The publication of the book in 1869 secured Twain’s presence on the stage of American letters, but it did nothing to impede the export of the raw material of American innocence to the cultural refineries of Europe. The increased volume of trade encouraged a change in attitude. If during the early years of the century the American tourists approached an important statue with a feeling of diffidence and awe—as if somehow they might be proved unworthy of being introduced to so august a personage—by the end of the century they had acquired a self-confidence commensurate with the overbearing wealth of the country’s Gilded Age.
My great-grandfather was another of the young Americans who set forth on the Grand Tour in the 1870s, and the story of his adventure has been handed down through three generations with the reverence that other families reserve for the handling of the ancestral portraits and the colonial pewter. The eldest son of a prosperous leather merchant and raised as a devout Quaker, Lewis Henry Lapham graduated from Brooklyn Academy at the age of seventeen, and by way of a reward for his standing at the head of his class, his father presented him with the choice of attending an American college or going to Europe for four years with a bear-leader. Great-grandfather elected to tour the continent, and four years after he boarded a French ship at the foot of Fulton Street, smooth-shaven and wearing a black broadcloth coat, he reappeared on the same dock dressed as a Parisian dandy (Van Dyck beard, mauve gloves, silk waistcoat, yellow spats) fluent in five languages, proficient on the cello, and accompanied by a young woman on loan from a German corps de ballet. Much to his own astonishment, even more so to that of his father, he had taken to heart Lord Chesterfield’s maxim about joining an interest in books with a knowledge of the world. But his father was not a British earl, Brooklyn reminded nobody of the gardens at Kew, and right-thinking Quakers didn’t dance to the music of Mozart. The young lady was returned to Bremerhaven on the next available ship, and my great-grandfather, once again frock-coated and smooth-shaven, was remanded by train to Titusville, Pennsylvania, there to learn the art of tanning leather and the science of skinning cows.
The Pilgrimage to Canterbury, by Thomas Stothard, c. 1806. Tate Britain, London.

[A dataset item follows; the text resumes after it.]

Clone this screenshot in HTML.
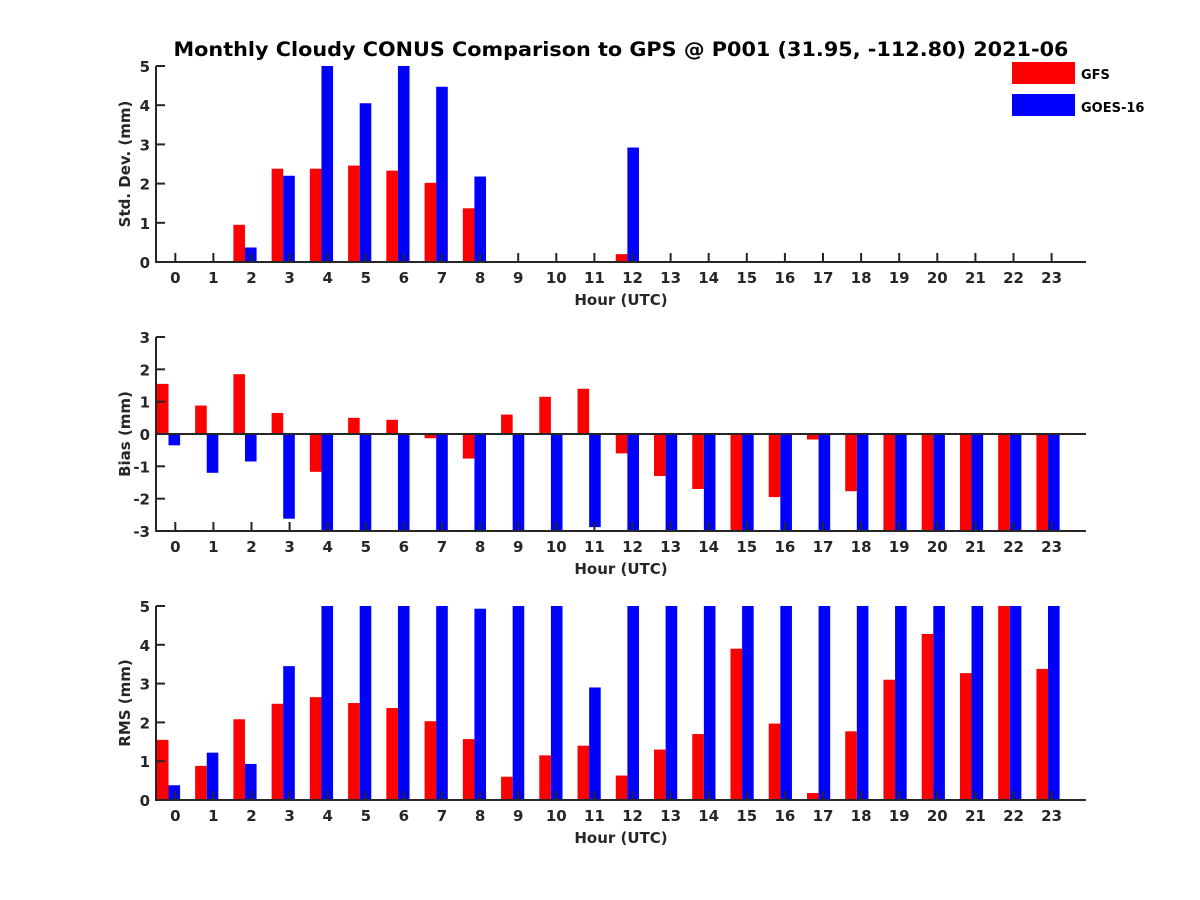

Failing to inherit either his sense of occasion or his gift for languages, I didn’t come away from my own introduction to Europe with equivalent badges of merit. I knew that I was on sacred literary ground—here is Hemingway’s Paris, there the Paris of Jefferson and Voltaire, somewhere behind the boulevard the Paris of Louis Napoleon and Flaubert—but as a tourist I was no match for my younger brother, who never failed to see every sight in the guidebook, checking them off—as he did later in life with his watching of birds—as a marvel duly noted and attested to on a postcard registering the time, date, and wind direction. I could count on him to bring the postcards to the cafe, where in the late afternoon I was to be found practicing how to say “magic flute” in French. Once or twice through the collection of postcards, with my brother adding the voice-over, and sometimes I could manage enough of an appearance of a well-informed ambassador of goodwill to secure the confidence of the young lady at a nearby table who otherwise was certain to mistake me for an English goldfinch.
If in the summer of 1954 my brother and I had seen what we were expected to see, moving the tokens of our appreciation around the Monopoly board of medieval palaces and Renaissance cathedrals, in the summer of 1955 I found work aboard a ship bringing iron ore from the Orinoco River in Venezuela to the steel mills in Pennsylvania, and under a new set of stars in the sky I learned the difference between a tourist and a traveler, what Henry Miller meant by his remark that, “one’s destination is never a place but a new way of seeing things.” As ship’s clerk on the voyages to South America I traveled as a merchant of light, required to bribe river pilots and customs officials with alcohol and tobacco, to compose letters intended to serve as testimony for the defense on behalf of crew members in trouble with women or the police, to stand the midwatch with the third mate and take instruction in the mathematics of celestial navigation. In the years since I’ve done a good deal of traveling—within the United States as well as in Europe and Asia—but nearly always with some sort of beast in view or purpose in mind, exchanging, as did
Melville’s Ishmael, the privileges of the idle passenger for the less splendid accommodation of a man paid for his troubles and therefore obliged to see something other than his own reflection in the pools of Narcissus at Tivoli and Versailles.
Billy Collins in his essay says that a poem’s “tendency to travel imaginatively and thus to carry the reader in the vehicle of its language” is what distinguishes it from other forms of literary expression. What Collins says of poetry also can be said of any and all forms of literary expression that carry a reader into landscapes—glimpsed in far-off snowy mountains or in a mirror on the nearest wall—heretofore unknown. What am I doing in a history of the Crusades or a novel of the Great Depression if not traveling in a foreign country? The writer who plants the ground of experience with the seed of the imagination fits his or her reader with a new pair of shoes, and if in this issue of Lapham’s Quarterly the sights are again seen as if for the first time—by Tabitha Brown on horseback or by Marcel Proust from a railroad carriage—it is because the vehicle of language makes them so.